Re: Terms of Endearment
From: | Christophe Grandsire <christophe.grandsire@...> |
Date: | Friday, May 2, 2003, 11:23 |
En réponse à Douglas Koller, Latin & French :
>The infamous "mon (petit) chou", which usually gets translated as "my
>(little) cabbage", though I think "cream puff" is more a propos.
It's indeed the correct translation, and you can lengthen "mon petit chou"
by saying "mon petit chou à la crème" ;)) .
> "Ma
>puce", "my flea", has a nice diminutive tone to it.
Yep :)) .
> Back in college,
>one French guy used to call his main squeeze "my bloody witch" (ma
>sorcière sanglante?) in English. Dunno if that was his own little
>idiosyncracy or if that's a popular endearment -- Christophe?
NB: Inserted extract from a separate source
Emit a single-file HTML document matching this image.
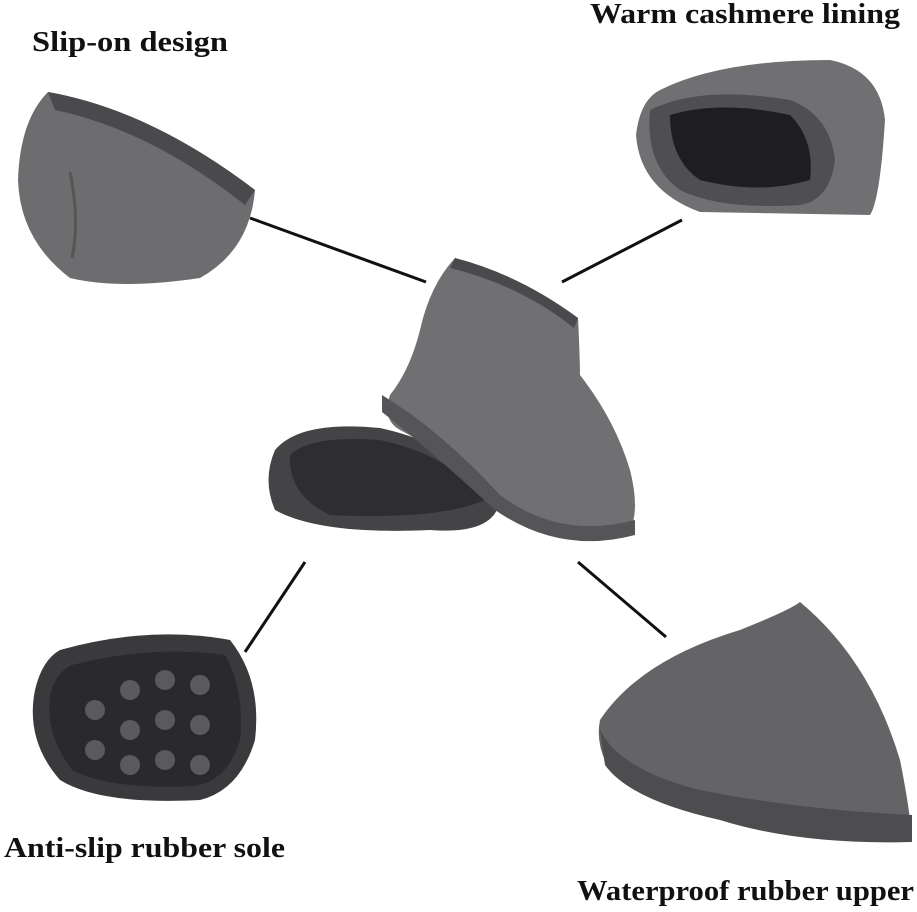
<!DOCTYPE html>
<html><head><meta charset="utf-8"><style>
body{margin:0;background:#fff;}
svg{display:block}
text{font-family:"Liberation Serif",serif;font-size:28px;font-weight:bold;fill:#111;}
</style></head><body>
<svg width="917" height="912" viewBox="0 0 917 912" xmlns="http://www.w3.org/2000/svg">
<rect width="917" height="912" fill="#fff"/>
<text x="32" y="51" textLength="196" lengthAdjust="spacingAndGlyphs">Slip-on design</text>
<text x="590" y="23" textLength="310" lengthAdjust="spacingAndGlyphs">Warm cashmere lining</text>
<text x="4" y="857" textLength="281" lengthAdjust="spacingAndGlyphs">Anti-slip rubber sole</text>
<text x="577" y="900" textLength="337" lengthAdjust="spacingAndGlyphs">Waterproof rubber upper</text>
<g stroke="#111" stroke-width="3">
<line x1="250" y1="218" x2="426" y2="282"/>
<line x1="562" y1="282" x2="682" y2="220"/>
<line x1="305" y1="562" x2="245" y2="652"/>
<line x1="578" y1="562" x2="666" y2="637"/>
</g>
<!-- top-left cuff -->
<path d="M48 92 Q150 110 255 190 Q250 250 200 278 Q120 290 70 278 Q20 240 18 180 Q20 120 48 92Z" fill="#6d6d70"/>
<path d="M48 92 Q150 110 255 190 L245 205 Q150 130 55 110Z" fill="#4a4a4d"/>
<path d="M70 172 Q80 220 72 258" stroke="#555" stroke-width="3" fill="none"/>
<!-- top-right cuff -->
<path d="M660 90 Q720 60 830 60 Q880 70 885 120 Q880 200 870 215 L700 212 Q640 190 636 135 Q640 100 660 90Z" fill="#707073"/>
<path d="M650 110 Q700 85 790 100 Q830 115 835 160 Q830 200 800 205 Q720 210 680 190 Q645 165 650 110Z" fill="#4f4f52"/>
<path d="M670 115 Q720 100 790 115 Q815 140 810 180 Q760 195 700 180 Q670 160 670 115Z" fill="#1e1e20"/>
<!-- center boot sole -->
<path d="M275 450 Q300 420 380 428 Q460 445 500 500 Q495 535 430 530 Q320 535 275 510 Q262 480 275 450Z" fill="#444447"/>
<path d="M290 455 Q310 435 380 440 Q450 455 485 500 Q440 520 330 515 Q288 495 290 455Z" fill="#2e2e30"/>
<!-- center boot -->
<path d="M455 258 Q520 275 578 318 Q580 360 580 375 Q615 420 630 470 Q640 510 630 530 Q560 545 500 500 Q440 450 400 430 Q382 420 390 395 Q410 370 420 330 Q430 285 455 258Z" fill="#707073"/>
<path d="M455 258 Q520 275 578 318 L574 328 Q520 285 450 268Z" fill="#4a4a4d"/>
<path d="M382 395 Q440 430 500 495 Q560 540 635 520 L635 535 Q560 555 495 510 Q430 450 382 412Z" fill="#555558"/>
<!-- bottom-left sole -->
<path d="M60 650 Q150 625 230 640 Q262 680 255 740 Q240 790 200 800 Q100 805 60 780 Q25 740 35 690 Q42 660 60 650Z" fill="#3a3a3c"/>
<path d="M72 665 Q150 645 225 655 Q245 690 240 740 Q228 780 195 786 Q110 790 72 770 Q45 735 50 695 Q56 672 72 665Z" fill="#2a2a2c"/>
<g fill="#5a5a5d">
<circle cx="95" cy="710" r="10"/><circle cx="130" cy="690" r="10"/><circle cx="165" cy="680" r="10"/><circle cx="200" cy="685" r="10"/>
<circle cx="95" cy="750" r="10"/><circle cx="130" cy="730" r="10"/><circle cx="165" cy="720" r="10"/><circle cx="200" cy="725" r="10"/>
<circle cx="130" cy="765" r="10"/><circle cx="165" cy="760" r="10"/><circle cx="200" cy="765" r="10"/>
</g>
<!-- bottom-right toe -->
<path d="M600 720 Q640 660 740 630 Q790 610 800 602 Q870 660 900 760 Q910 810 912 840 Q820 845 740 810 Q650 790 610 770 Q595 745 600 720Z" fill="#646467"/>
<path d="M600 730 Q620 770 700 790 Q800 810 912 815 L912 842 Q800 845 720 820 Q630 800 605 765Z" fill="#4d4d50"/>
</svg>
</body></html>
It was his own idiosyncracy. Although as I said, it's quite common in
French to use mild insults as terms of endearment. Also, terms of
endearment are productive in French, which may explain why French is
considered by so many to be the language of love. Nearly any expression can
be turned into a term of endearment given the right tone and context (I've
heard things like "mon petit geyser d'amour", and an expression like "mon
petit moteur à combustion interne à dix bougies et 25 bielles" *can* be a
term of endearment for some people ;)))) .
>"Je t'aime" is "I love you"; "Je t'aime bien" or "Je t'aime beaucoup"
>is "I like you".
"Je t'aime beaucoup" is "I love you very much", not "I like you".
>French does have the word "plaire", though its usage is not as
>extensive as "gustar".
Rather than not as extensive, it's different, and more sexual when
referring to people. Hence the rarer use.
Christophe Grandsire.
http://rainbow.conlang.free.fr
You need a straight mind to invent a twisted conlang.